■ Task statement ■
Reproduce exactly, with no pictures, each line from the opening of the material down through the line containing "import seaborn as sns".
┄┄┄┄┄┄
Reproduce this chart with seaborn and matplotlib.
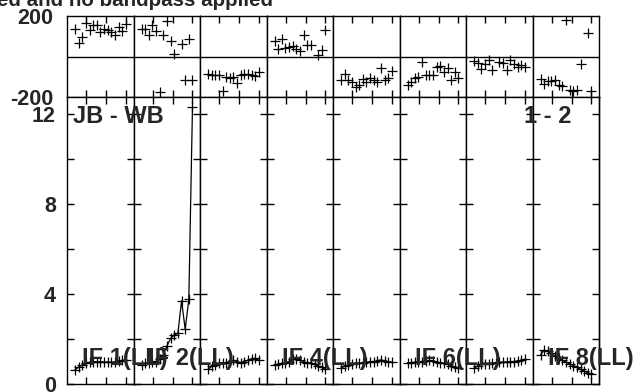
import numpy as np
import pandas as pd
import matplotlib
matplotlib.use("Agg")
import matplotlib.pyplot as plt
import seaborn as sns

# channel numbers inside each IF panel
channels = list(range(1, 16))
if_names = ["IF 1(LL)", "IF 2(LL)", "IF 3(LL)", "IF 4(LL)",
            "IF 5(LL)", "IF 6(LL)", "IF 7(LL)", "IF 8(LL)"]
if_shown = [True, True, False, True, False, True, False, True]

# phase (degrees)
phase_if1 = [134, 67, 96, 167, 129, 154, 157, 121, 137, 132, 121, 108, 146, 124, 162]
phase_if2 = [137, 134, 108, 157, 124, -175, 105, 174, 75, 14, np.nan, 60, -118, 88, -114]
phase_if3 = [-88, -93, -90, -90, -170, -101, -106, -100, -130, -92, -88, -86, -93, -96, -78]
phase_if4 = [75, 38, 85, 42, 47, 50, 38, 26, 105, 55, 55, np.nan, 6, 30, 129]
phase_if5 = [-118, -85, -118, -126, -151, -142, -110, -126, -106, -118, -126, -57, -115, -106, -73]
phase_if6 = [-141, -124, -108, -100, -26, -91, -91, -91, -50, -47, -75, -58, -116, -75, -108]
phase_if7 = [-21, -34, -63, -37, -17, -67, np.nan, -26, -34, -67, -17, -37, -50, -42, -50]
phase_if8 = [-110, -134, -121, -121, -118, -142, -146, 179, -167, -170, -167, -36, np.nan, 118, -170]

# amplitude
amp_if1 = [0.63, 0.75, 0.85, 0.92, 0.96, 1.0, 0.98, 1.0, 0.97, 0.98, 0.96, 0.98, 1.02, 1.05, 1.07]
amp_if2 = [0.84, 0.92, 0.95, 1.0, 1.0, 1.1, 1.3, 1.7, 2.03, 2.18, 2.25, 3.7, 2.44, 3.76, 12.3]
amp_if3 = [0.65, 0.78, 0.85, 0.92, 0.95, 0.95, 1.0, 1.05, 1.0, 0.95, 1.0, 1.05, 1.1, 1.15, 1.05]
amp_if4 = [0.85, 0.88, 0.92, 0.95, 1.0, 1.1, 1.12, 1.07, 1.0, 0.92, 0.95, 0.87, 0.8, 0.74, 0.65]
amp_if5 = [0.7, 0.8, 0.85, 0.89, 0.92, 0.92, 0.95, 0.96, 1.0, 1.0, 1.04, 1.07, 1.03, 1.0, 0.97]
amp_if6 = [0.95, 0.95, 0.97, 1.0, 1.0, 1.02, 1.05, 1.02, 0.98, 0.95, 0.92, 0.88, 0.82, 0.75, 0.72]
amp_if7 = [0.7, 0.8, 0.87, 0.89, 0.9, 0.92, 0.95, 0.96, 0.98, 0.98, 1.0, 1.0, 1.02, 1.05, 1.1]
amp_if8 = [1.3, 1.5, 1.45, 1.36, 1.25, 1.15, 1.05, 0.97, 0.9, 0.82, 0.75, 0.65, 0.58, 0.5, 0.44]

phases = [phase_if1, phase_if2, phase_if3, phase_if4, phase_if5, phase_if6, phase_if7, phase_if8]
amps = [amp_if1, amp_if2, amp_if3, amp_if4, amp_if5, amp_if6, amp_if7, amp_if8]

amp_ticks = [0, 2, 4, 6, 8, 10, 12]
amp_ticklabels = ["0", "", "4", "", "8", "", "12"]
chan_ticks = [4.15, 9.65, 15.0]

rows = []
for name, ph, am in zip(if_names, phases, amps):
    for c, p, a in zip(channels, ph, am):
        rows.append((name, c, p, a))
df = pd.DataFrame(rows, columns=["IF", "channel", "phase", "amp"])

sns.set_style("white")
plt.rcParams["font.family"] = ["Liberation Sans", "DejaVu Sans"]
plt.rcParams["font.weight"] = "bold"

W, H = 636, 392
fig = plt.figure(figsize=(W / 100, H / 100), dpi=100)

# panel geometry in pixels
x0, x1 = 67, 599
pw = (x1 - x0) / 8
ph_top, ph_bot, amp_bot = 16, 97, 384

for k, name in enumerate(if_names):
    left = (x0 + k * pw) / W
    axp = fig.add_axes([left, 1 - ph_bot / H, pw / W, (ph_bot - ph_top) / H])
    axa = fig.add_axes([left, 1 - amp_bot / H, pw / W, (amp_bot - ph_bot) / H])
    sub = df[df["IF"] == name]

    sns.scatterplot(data=sub, x="channel", y="phase", marker="+", color="black",
                    s=45, linewidth=0.9, ax=axp, legend=False)
    axp.axhline(0, color="black", lw=1)
    sns.lineplot(data=sub, x="channel", y="amp", marker="+", color="black",
                 lw=0.9, markersize=7, markeredgewidth=0.9,
                 markeredgecolor="black", estimator=None, ax=axa, legend=False)

    for ax in (axp, axa):
        ax.set_xlim(-1.2, 17.07)
        ax.set_xticks(chan_ticks)
        ax.set_xticklabels([])
        ax.set_xlabel("")
        ax.set_ylabel("")
        for s in ax.spines.values():
            s.set_visible(True)
            s.set_color("black")
            s.set_linewidth(1)
        ax.tick_params(axis="x", direction="in", length=5, width=1,
                       top=True, bottom=True, color="black")

    axp.set_ylim(-200, 200)
    axa.set_ylim(0, 12.76)
    axa.set_yticks(amp_ticks)

    if k == 0:
        axp.set_yticks([-200, 200])
        axp.set_yticklabels(["-200", "200"], fontsize=15.5, fontweight="bold")
        axp.tick_params(axis="y", length=0, pad=10)
        axa.set_yticklabels(amp_ticklabels, fontsize=15.5, fontweight="bold")
        axa.tick_params(axis="y", direction="in", length=5, width=1, pad=8,
                        left=True, color="black")
    else:
        axp.set_yticks([])
        axa.set_yticklabels([])
        axa.tick_params(axis="y", direction="inout", length=10, width=1,
                        left=True, color="black")
    if k == 7:
        sec = axa.secondary_yaxis("right")
        sec.set_yticks(amp_ticks)
        sec.set_yticklabels([])
        sec.tick_params(direction="in", length=5, width=1, color="black")
        sec.spines["right"].set_linewidth(1)

    if if_shown[k]:
        fig.text((x0 + k * pw + 15) / W, 1 - 365 / H, name, fontsize=17,
                 fontweight="bold", va="baseline", ha="left")

fig.text(73 / W, 1 - 123 / H, "JB - WB", fontsize=17, fontweight="bold",
         va="baseline", ha="left")
fig.text(572 / W, 1 - 123 / H, "1 - 2", fontsize=17, fontweight="bold",
         va="baseline", ha="right")
fig.text(273 / W, 1 - 6.5 / H, "ed and no bandpass applied", fontsize=14.8,
         fontweight="bold", va="baseline", ha="right")

fig.savefig("out.png", dpi=100)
┄┄┄┄┄┄
■ Output for this exercise ■
Reproduce this chart with seaborn and matplotlib.
import numpy as np
import pandas as pd
import matplotlib
matplotlib.use("Agg")
import matplotlib.pyplot as plt
import seaborn as sns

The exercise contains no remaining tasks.